The $10.2 million cost of the bonuses is a fraction of the $56 million cost of eliminating the health-care contributions, and going forward the county would not be faced with paying the full cost of ever-rising health-insurance premiums.
Although Gimenez' ability to sustain the veto appeared uncertain, on Tuesday one commissioner who originally voted to let the measure expire changed her vote and the veto was upheld. The fate of the mayor's bonus plan remains uncertain, with some commissioners saying they would prefer to permanently restore a portion of employees' pay. But the action avoids blowing up the county budget and setting a dangerous precedent by not requiring employee health-care contributions.

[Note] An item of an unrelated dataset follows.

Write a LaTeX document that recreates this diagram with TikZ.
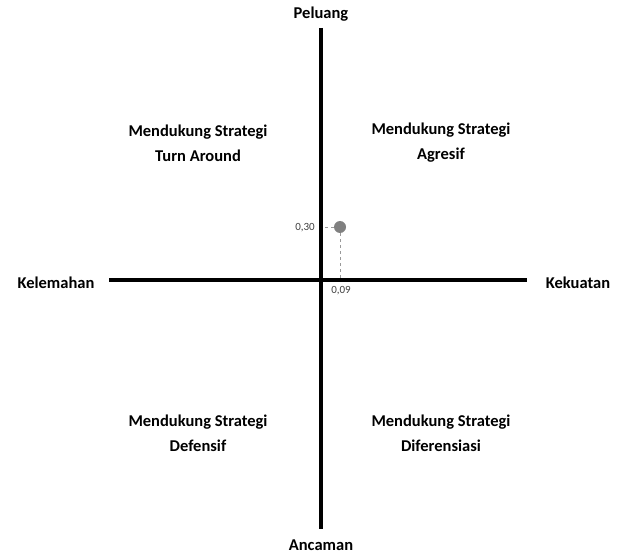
\documentclass[tikz,border=0pt]{standalone}
\usepackage{fontspec}
\setmainfont{Carlito}
\begin{document}
\begin{tikzpicture}[x=1pt,y=-1pt,
  axis/.style={line width=3.5pt},
  lbl/.style={font=\bfseries\fontsize{16.5}{19}\selectfont, align=center, inner sep=0pt},
  qlbl/.style={font=\bfseries\fontsize{16.5}{25}\selectfont, align=center, inner sep=0pt},
  small/.style={font=\fontsize{11}{12}\selectfont, text=black!75, inner sep=0pt},
  guide/.style={dashed, draw=black!40, line width=0.8pt}]
\useasboundingbox (0,0) rectangle (621,556);
\coordinate (top) at (321,28);
\coordinate (bot) at (321,529);
\coordinate (left) at (109,280);
\coordinate (right) at (527,280);
\draw[axis] (top) -- (bot);
\draw[axis] (left) -- (right);
\node[lbl] (peluang) at (321,14) {Peluang};
\node[lbl] (ancaman) at (321,545) {Ancaman};
\node[lbl] (kelemahan) at (56,283) {Kelemahan};
\node[lbl] (kekuatan) at (578,283) {Kekuatan};
\node[qlbl] (q1) at (198,143) {Mendukung Strategi\\Turn Around};
\node[qlbl] (q2) at (441,143) {Mendukung Strategi\\Agresif};
\node[qlbl] (q3) at (198,433) {Mendukung Strategi\\Defensif};
\node[qlbl] (q4) at (441,433) {Mendukung Strategi\\Diferensiasi};
\coordinate (py) at (322,227);
\coordinate (px) at (340,278);
\node[circle, fill=black!50, minimum size=12pt, inner sep=0pt] (pt) at (340,227) {};
\draw[guide] (pt) -- (py);
\draw[guide] (pt) -- (px);
\node[small, anchor=east] (l30) at (315,228) {0,30};
\node[small] (l09) at (341,291) {0,09};
\end{tikzpicture}
\end{document}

This case also highlights a basic problem with the way Miami-Dade approaches the allocation of employee health-care costs. In the long term, getting costs under control will require workers to be aware of the comparative expense of various insurance plans and have an incentive to select ones that don't offer more coverage than they require. Rather than charging all employees 5 percent, the county would be better served to provide workers with a variety of plans at different price points and have each employee pay a portion -- perhaps one-quarter -- of the plan he or she chooses.
As is almost always the case wherever this issue comes up, Miami-Dade's reaction to the employee health-care contribution issue was imperfect. But Mayor Gimenez deserves credit for coming up with a creative compromise. And if the county commissioners go along with something along the line of Gimenez' bonus proposal, there'll be plenty of credit to spread around.